CHALLENGE
From the first line of the listing below to the line with "import matplotlib.pyplot as plt", print each line exactly, and nothing more. Leave out the pictures.

DATA BLOCK
╔══
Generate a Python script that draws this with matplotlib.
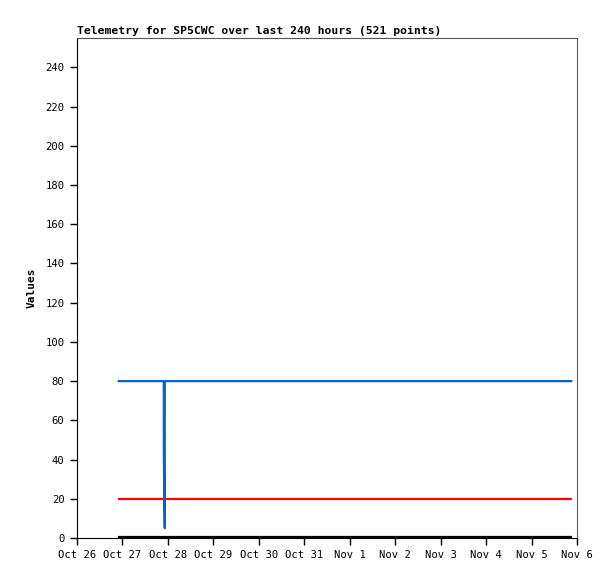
import datetime as dt
import matplotlib
matplotlib.use("Agg")
import matplotlib.pyplot as plt

# telemetry series (time, value) - key points
blue_times = [dt.datetime(2023, 10, 26, 21, 30), dt.datetime(2023, 10, 27, 21, 50),
              dt.datetime(2023, 10, 27, 21, 51), dt.datetime(2023, 10, 27, 22, 20),
              dt.datetime(2023, 10, 27, 22, 21), dt.datetime(2023, 11, 5, 21, 30)]
blue_vals = [80, 80, 42, 5, 80, 80]
red_times = [dt.datetime(2023, 10, 26, 21, 30), dt.datetime(2023, 11, 5, 21, 30)]
red_vals = [20, 20]
black_times = [dt.datetime(2023, 10, 26, 21, 30), dt.datetime(2023, 11, 5, 21, 30)]
black_vals = [0.4, 0.4]

tick_days = [dt.datetime(2023, 10, 26) + dt.timedelta(days=i) for i in range(12)]
tick_labels = ["Oct 26", "Oct 27", "Oct 28", "Oct 29", "Oct 30", "Oct 31",
               "Nov 1", "Nov 2", "Nov 3", "Nov 4", "Nov 5", "Nov 6"]

plt.rcParams["font.family"] = ["DejaVu Sans Mono"]
plt.rcParams["font.size"] = 7.6

fig = plt.figure(figsize=(6.15, 5.79), dpi=100)
ax = fig.add_axes([77 / 615, 1 - 538 / 579, 500 / 615, 500 / 579])

ax.plot(black_times, black_vals, color="black", lw=1.6, solid_capstyle="butt")
ax.plot(red_times, red_vals, color="#ff0000", lw=1.6, solid_capstyle="butt")
ax.plot(blue_times, blue_vals, color="#0066cc", lw=1.6, solid_capstyle="butt")

ax.set_xlim(tick_days[0], tick_days[-1])
ax.set_ylim(0, 255)
ax.set_xticks(tick_days)
ax.set_xticklabels(tick_labels)
ax.set_yticks(range(0, 241, 20))
ax.tick_params(direction="out", length=5, width=1, color="black", pad=4)

for s in ["top", "right"]:
    ax.spines[s].set_color("#555555")
for s in ["left", "bottom"]:
    ax.spines[s].set_color("black")

ax.set_ylabel("Values", fontweight="bold", fontsize=8, labelpad=6)
ax.set_title("Telemetry for SP5CWC over last 240 hours (521 points)",
             loc="left", fontweight="bold", fontsize=8.2, pad=3)

fig.savefig("out.png", dpi=100)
╚══
IN RESPONSE
Generate a Python script that draws this with matplotlib.
import datetime as dt
import matplotlib
matplotlib.use("Agg")
import matplotlib.pyplot as plt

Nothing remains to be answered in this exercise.